Decisions on the remuneration and benefits of the CEO and the other members of the Executive Group are made by the Board of Directors. Information on these is presented in a separate Salary and Remuneration Statement.
The CEO and the members of the Executive Group and the persons under their guardianship and the companies under their control have been included in Varma’s internal related-party register. Selling or otherwise transferring the Company’s assets to those included in the register as well as acquiring assets from them are subject to a separate decision by the Board of Directors. No such transfers took place in 2014.

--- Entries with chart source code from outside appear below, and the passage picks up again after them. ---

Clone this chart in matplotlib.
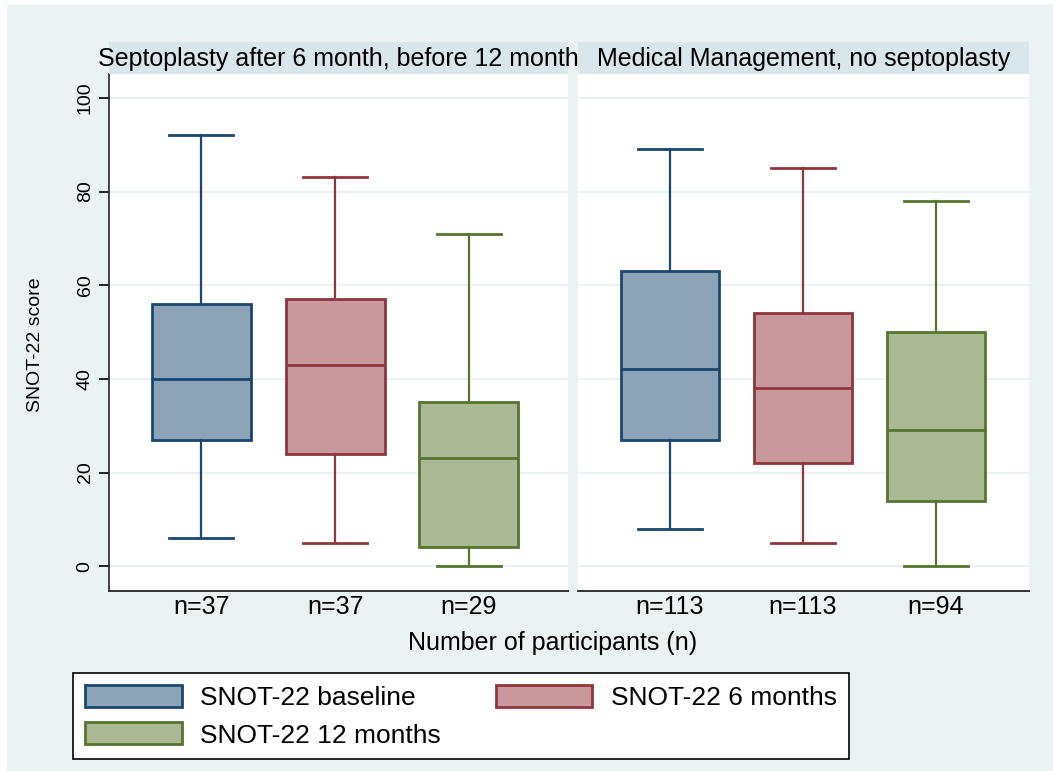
import matplotlib.pyplot as plt
from matplotlib.patches import Patch, Rectangle

plt.rcParams['font.family'] = ['Liberation Sans', 'DejaVu Sans']

# panel titles and category labels
panels = ['Septoplasty after 6 month, before 12 month', 'Medical Management, no septoplasty']
series = ['SNOT-22 baseline', 'SNOT-22 6 months', 'SNOT-22 12 months']
n_labels = [['n=37', 'n=37', 'n=29'], ['n=113', 'n=113', 'n=94']]

# box statistics: lower whisker, q1, median, q3, upper whisker
whislo = [[6, 5, 0], [8, 5, 0]]
q1 = [[27, 24, 4], [27, 22, 14]]
med = [[40, 43, 23], [42, 38, 29]]
q3 = [[56, 57, 35], [63, 54, 50]]
whishi = [[92, 83, 71], [89, 85, 78]]

edge_colors = ['#1a476f', '#90353b', '#55752f']
fill_colors = ['#8da3b8', '#c8999c', '#aab994']
bg = '#eaf2f3'
strip = '#d9e6eb'

W, H = 1053, 771
fig = plt.figure(figsize=(W / 100, H / 100), dpi=100)
fig.patch.set_facecolor('white')
fig.patches.append(Rectangle((7 / W, 0), 1, 1 - 5 / H, transform=fig.transFigure,
                             facecolor=bg, edgecolor='none', zorder=-10))

panel_x = [(109, 568), (578, 1029)]
top, bottom = 74, 591

for p in range(2):
    x0, x1 = panel_x[p]
    ax = fig.add_axes([x0 / W, 1 - bottom / H, (x1 - x0) / W, (bottom - top) / H])
    ax.set_facecolor('white')
    stats = []
    for i in range(3):
        stats.append(dict(whislo=whislo[p][i], q1=q1[p][i], med=med[p][i],
                          q3=q3[p][i], whishi=whishi[p][i], fliers=[]))
    bp = ax.bxp(stats, positions=[1, 2, 3], widths=0.74, capwidths=0.48,
                patch_artist=True, showfliers=False)
    for i in range(3):
        bp['boxes'][i].set_facecolor(fill_colors[i])
        bp['boxes'][i].set_edgecolor(edge_colors[i])
        bp['boxes'][i].set_linewidth(2)
        bp['medians'][i].set_color(edge_colors[i])
        bp['medians'][i].set_linewidth(2)
        for k in (2 * i, 2 * i + 1):
            bp['whiskers'][k].set_color(edge_colors[i])
            bp['whiskers'][k].set_linewidth(1.6)
            bp['caps'][k].set_color(edge_colors[i])
            bp['caps'][k].set_linewidth(2)
    ax.set_xlim(0.31, 3.74 if p == 0 else 3.7)
    ax.set_ylim(-5.3, 105.1)
    ax.set_yticks([0, 20, 40, 60, 80, 100])
    ax.yaxis.grid(True, color=bg, linewidth=1.6)
    ax.set_axisbelow(True)
    ax.set_xticks([1, 2, 3])
    ax.set_xticklabels(n_labels[p], fontsize=18)
    ax.tick_params(axis='x', length=0, pad=3)
    for s in ('top', 'right'):
        ax.spines[s].set_visible(False)
    ax.spines['bottom'].set_color('#333333')
    ax.spines['bottom'].set_linewidth(1.4)
    if p == 0:
        ax.spines['left'].set_color('#222222')
        ax.spines['left'].set_linewidth(1.2)
        ax.tick_params(axis='y', length=7, width=1.2, labelsize=14, pad=4)
        for lab in ax.get_yticklabels():
            lab.set_rotation(90)
            lab.set_va('center')
    else:
        ax.spines['left'].set_visible(False)
        ax.tick_params(axis='y', length=0, labelleft=False)

    # header strip
    hx = fig.add_axes([x0 / W, 1 - top / H, (x1 - x0) / W, 32 / H])
    hx.set_facecolor(strip)
    hx.set_xticks([])
    hx.set_yticks([])
    for s in hx.spines.values():
        s.set_visible(False)
    hx.text(0.5, 0.48, panels[p], ha='center', va='center', fontsize=18,
            transform=hx.transAxes, clip_on=False)

fig.text(553 / W, 1 - 643 / H, 'Number of participants (n)', ha='center', va='center', fontsize=18)
fig.text(35 / W, 1 - 345 / H, 'SNOT-22 score', ha='center', va='center', rotation=90, fontsize=14)

handles = [Patch(facecolor=fill_colors[i], edgecolor=edge_colors[i], linewidth=2) for i in range(3)]
order = [0, 2, 1]
leg = fig.legend([handles[i] for i in order], [series[i] for i in order], ncol=2,
                 loc='upper left', bbox_to_anchor=(73 / W, 1 - 673 / H),
                 fontsize=19, frameon=True, fancybox=False, handlelength=3.67, handleheight=0.91,
                 handletextpad=0.7, borderpad=0.45, labelspacing=0.47, columnspacing=2.07,
                 borderaxespad=0, framealpha=1)
leg.get_frame().set_edgecolor('black')
leg.get_frame().set_facecolor('white')
leg.get_frame().set_linewidth(1.2)

fig.savefig('out.png', dpi=100)
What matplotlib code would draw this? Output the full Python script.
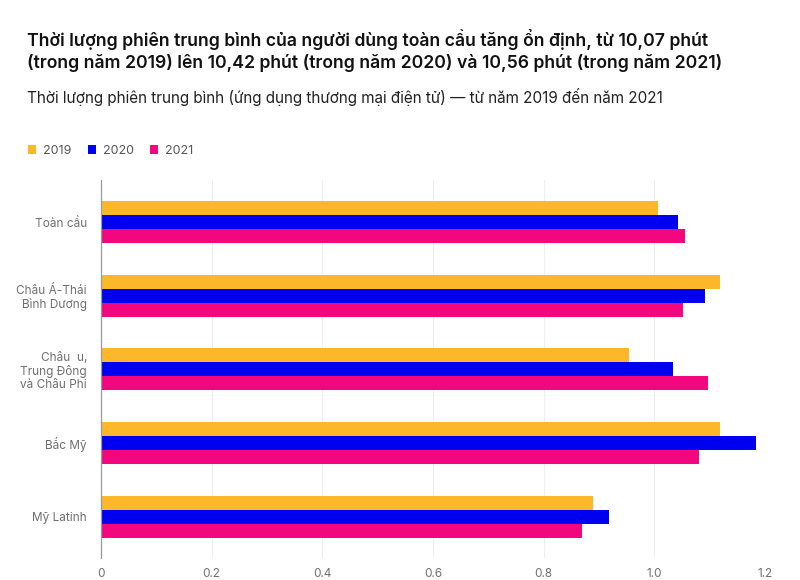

When deciding on new representation in Boards of Directors or Supervisory Boards, the decision concerning the President and CEO is made by the Board of Directors following a discussion by the Nomination and Compensation Committee, on a proposal by the Chairman of the Board of Directors.
The Chairman of the Board of Directors decides on the new representation in the Board of Directors or Supervisory Board of a member of the Executive Group in a corporation that is not Varma’s subsidiary on the President and CEO’s proposal using the “one-over-one” principle, whereas representation in Varma’s subsidiary’s Board of Directors or Supervisory Board and Varma’s representation in the earnings-related pension sector’s co-operative bodies is decided by the President and CEO.
When deciding on representation, the decision-maker evaluates:
- whether the representation is, due to possible conflicts of interest, likely to undermine trust in the realisation of the independence requirements of an earnings-related pension company, which are highlighted in legislation.
- whether the representation will have adverse effects on the decision-making of Varma’s investment operations.
The Investment Committee deals with major investment issues that are submitted to the CEO for decision. The Committee has the CEO and the executives responsible for investment operations as its members. The Committee prepares the investment proposals for the Board of Directors and makes decisions on matters in which it is authorised under the investment plan approved each year by the Board of Directors, and which have not been delegated to a lower level. The Committee also monitors investment risks.